The Commissioner’s announcement follows a formal written policy change in February 2015. Under the change, the IRS promises to no longer seize funds if there is no evidence of any illegal activity beyond the mere structuring. According to Koskinen, “we changed our policy in this area to make it clear that even though structuring still remains on the books, if you have structured your deposits in a way that avoids the reporting requirements, but it’s not with illegal source funding, there will be no seizure. As of a year ago there are no more seizures by the IRS and I think that’s important to know that we’ve reached out to do that.” He added, “We apologize to anybody who innocently got themselves in the middle of this and are committed to do whatever we could to work this forward.”
Talk is cheap. The question is whether the IRS is fulfilling Koskinen’s promises. The fact is the agency (not surprisingly) has been quite slow to return the $43 million they seized from honest businesses and individuals across the nation. Koskinen said the IRS has reviewed seventy-six cases where assets were seized prior to the policy change. In only seventeen of those cases did the IRS return the assets. In sixteen other cases the IRS “recommended” to the Justice Department that assets be returned. So, while the newly-announced policy change is good news for the future, it might do little for the $43 million taken from victims in the past. Apparently, Koskinen’s public apology is supposed to be adequate compensation for the theft they suffered.
The website also quotes Koskinen as saying, “We understand we have a duty not only to uphold the law, but to protect the rights of individuals as well. We look forward to working with property owners who come forward, and we will continue working to ensure that we handle all cases with fairness and respect for taxpayer rights in every instance.”
As I said, talk is cheap. The real test of the level of contrition is not Koskinen’s words but the actions of the IRS to cure their outrageous behavior. I’m not holding my breath.

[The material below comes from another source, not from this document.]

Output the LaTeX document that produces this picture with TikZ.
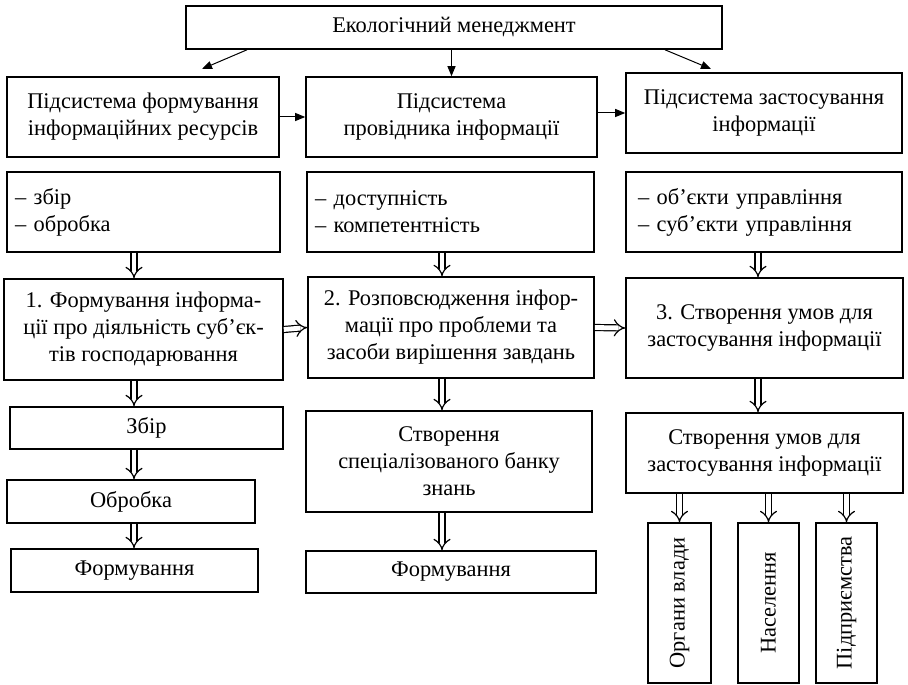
\documentclass[tikz,border=0pt]{standalone}
\usepackage{fontspec}
\setmainfont{Liberation Serif}
\usetikzlibrary{arrows.meta}

\begin{document}
\begin{tikzpicture}[
    x=0.5pt, y=-0.5pt,
    block/.style={rectangle,draw=black,line width=0.8pt,align=center,inner sep=2pt,
        font=\fontsize{11.2pt}{13.5pt}\selectfont},
    listbox/.style={block,align=left,inner xsep=4pt,minimum height=40pt},
    vbox/.style={block,rotate=90,minimum width=80pt},
    arr/.style={-{Triangle[length=5pt,width=4pt]},line width=0.5pt},
    dbl/.style={double,double distance=2.4pt,line width=0.6pt,-{Implies}},
]
    \useasboundingbox (0,0) rectangle (908,684);

    \node[block,minimum width=268pt,minimum height=21.5pt] (top) at (454,27.5) {Екологічний менеджмент};

    % subsystems
    \node[block,minimum width=136pt,minimum height=40pt] (a1) at (143,117)
        {Підсистема формування\\інформаційних ресурсів};
    \node[block,minimum width=145.5pt,minimum height=40pt] (a2) at (451.5,117)
        {Підсистема\\провідника інформації};
    \node[block,minimum width=138pt,minimum height=40pt] (a3) at (764,113)
        {Підсистема застосування\\інформації};

    \node[listbox,text width=128.5pt] (b1) at (143.5,212) {– збір\\– обробка};
    \node[listbox,text width=135.5pt] (b2) at (450.5,212) {– доступність\\– компетентність};
    \node[listbox,inner xsep=6pt,text width=126pt] (b3) at (764,212)
        {– об’єкти управління\\– суб’єкти управління};

    \node[block,minimum width=139.5pt,minimum height=50.5pt] (c1) at (143.5,329.5)
        {1. Формування інформа-\\ції про діяльність суб’єк-\\тів господарювання};
    \node[block,minimum width=143pt,minimum height=50.5pt] (c2) at (451,327.5)
        {2. Розповсюдження інфор-\\мації про проблеми та\\засоби вирішення завдань};
    \node[block,minimum width=138.5pt,minimum height=50pt] (c3) at (764.5,328)
        {3. Створення умов для\\застосування інформації};

    % left column
    \node[block,minimum width=136.5pt,minimum height=21pt] (d1) at (146.5,428) {Збір};
    \node[block,minimum width=124pt,minimum height=21.5pt] (e1) at (131,501.5) {Обробка};
    \node[block,minimum width=123.5pt,minimum height=21.5pt] (f1) at (134.5,570.5) {Формування};

    % middle column
    \node[block,minimum width=143pt,minimum height=50.5pt] (d2) at (449,461.5)
        {Створення\\спеціалізованого банку\\знань};
    \node[block,minimum width=145pt,minimum height=21pt] (e2) at (451,572) {Формування};

    % right column
    \node[block,minimum width=138.5pt,minimum height=40pt] (d3) at (764.5,453)
        {Створення умов для\\застосування інформації};
    \node[vbox,minimum height=31.5pt] (g1) at (679.5,603) {Органи влади};
    \node[vbox,minimum height=30.5pt] (g2) at (768.5,603) {Населення};
    \node[vbox,minimum height=30.5pt] (g3) at (846.5,603) {Підприємства};

    \coordinate (xl) at (247,0);
    \coordinate (xr) at (665,0);
    \coordinate (l1) at (202,69);
    \coordinate (r1) at (711,69);
    \coordinate (x1) at (134,0);
    \coordinate (x2) at (442,0);
    \coordinate (x3) at (758,0);

    \draw[arr] (top.south -| xl) -- (l1);
    \draw[arr] (top.south -| a2.north) -- (a2.north);
    \draw[arr] (top.south -| xr) -- (r1);
    \draw[arr] (a1.east) -- (a2.west);
    \draw[arr] (a2.east |- a3.west) -- (a3.west);

    \draw[dbl] (b1.south -| x1) -- (c1.north -| x1);
    \draw[dbl] (c1.south -| x1) -- (d1.north -| x1);
    \draw[dbl] (d1.south -| x1) -- (e1.north -| x1);
    \draw[dbl] (e1.south -| x1) -- (f1.north -| x1);
    \draw[dbl] (b2.south -| x2) -- (c2.north -| x2);
    \draw[dbl] (c2.south -| x2) -- (d2.north -| x2);
    \draw[dbl] (d2.south -| x2) -- (e2.north -| x2);
    \draw[dbl] (b3.south -| x3) -- (c3.north -| x3);
    \draw[dbl] (c3.south -| x3) -- (d3.north -| x3);
    \draw[dbl] (c1.east) -- (c2.west);
    \draw[dbl] (c2.east) -- (c3.west);
    \foreach \g in {g1,g2,g3}
        \draw[dbl] (d3.south -| \g.east) -- (\g.east);
\end{tikzpicture}
\end{document}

In the meantime, Rep. Roskam and other lawmakers on the Oversight Subcommittee sent letters to the government urging them to return money “inappropriately” seized (more accurately read: stolen) by the IRS under civil forfeiture. Roskam stated it more directly, saying “I’m glad to see the IRS finally recognize the need to return the money they stole from innocent Americans. It took two years, two hearings, and letters from every Republican and Democratic member of the oversight subcommittee, but we can now see justice on the horizon.”

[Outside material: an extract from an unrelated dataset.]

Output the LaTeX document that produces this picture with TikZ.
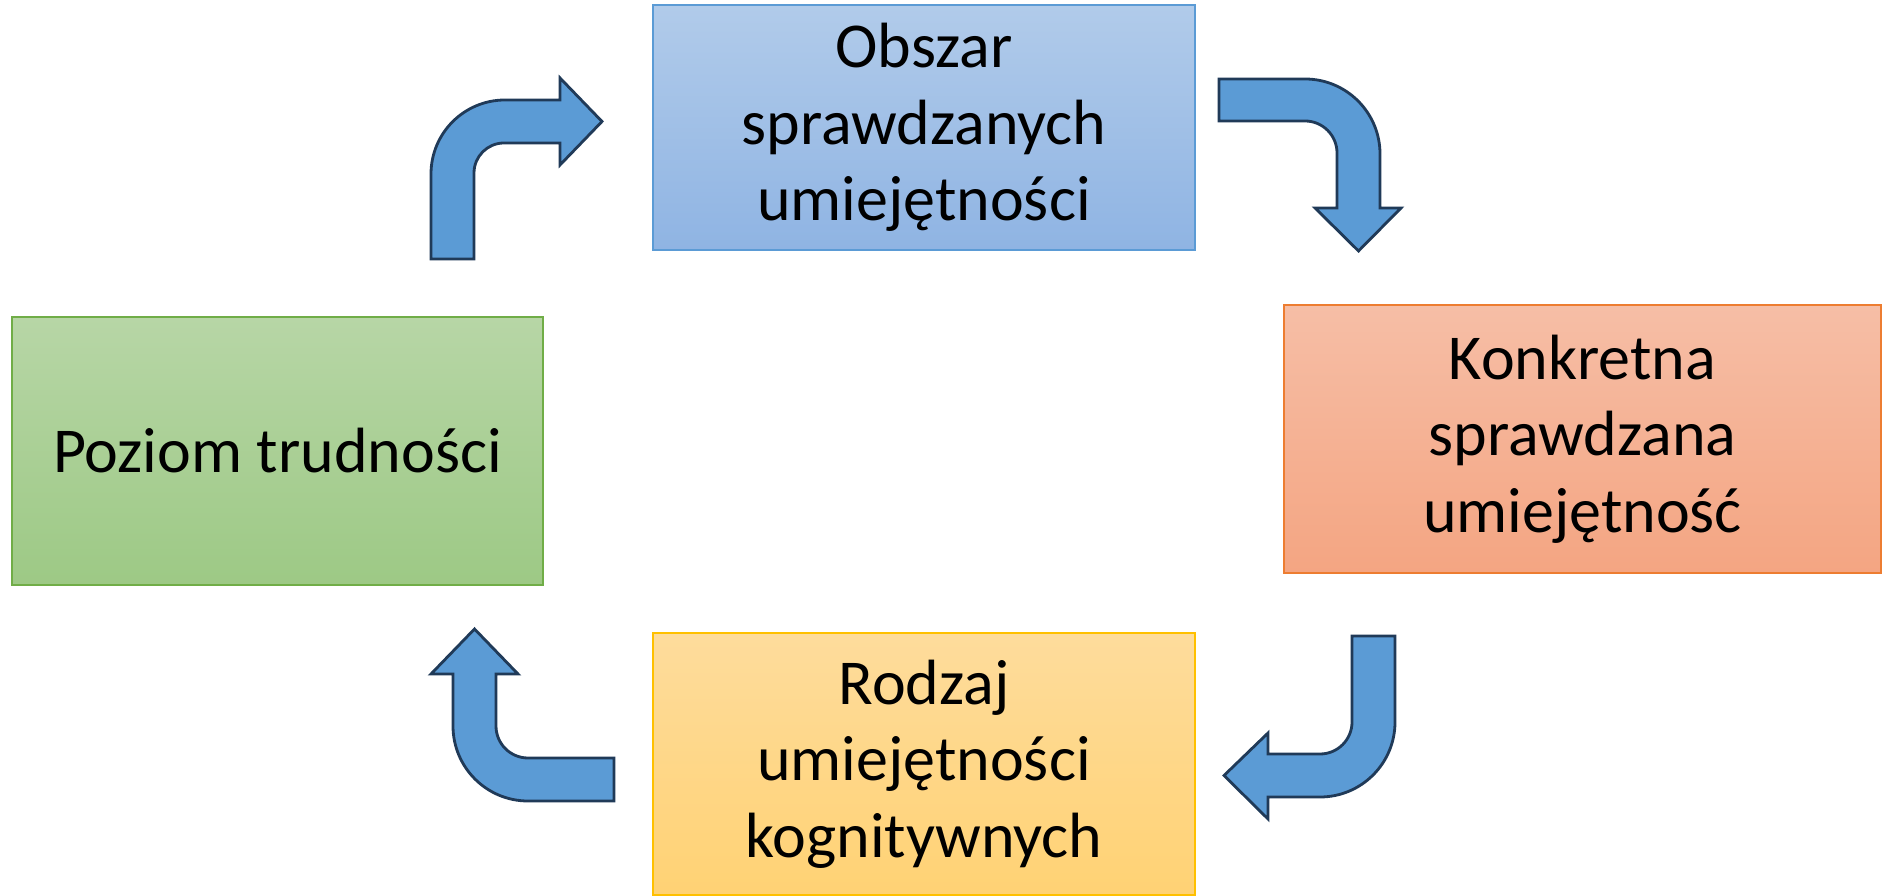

And, to further prevent innocent Americans from having money seized, Roskam and Rep. Joe Crowley, D-N.Y., who also serves on the Oversight Subcommittee, introduced a bill in May 2016 that would prohibit the IRS from seizing money from people who commit structuring violations unless the agency proves the money itself was derived from illegal activity (drug-dealing, for example), and that the structuring was done to conceal the otherwise illegal activity. In addition, the bill would require a written notice to the owner of the property and the opportunity for a post-seizure hearing to put the government to its burden of proof.
The proposed legislation is H.R. 5523, entitled The Clyde-Hirsch-Sowers Respect Act. It is named after small business owners from whom the IRS improperly seized money. On June 16, 2016, the bill was referred to the House Committee and Ways and Means and the Committee on Financial Services for consideration and debate.
I urge you to write your Congressman and implore him to support this legislation.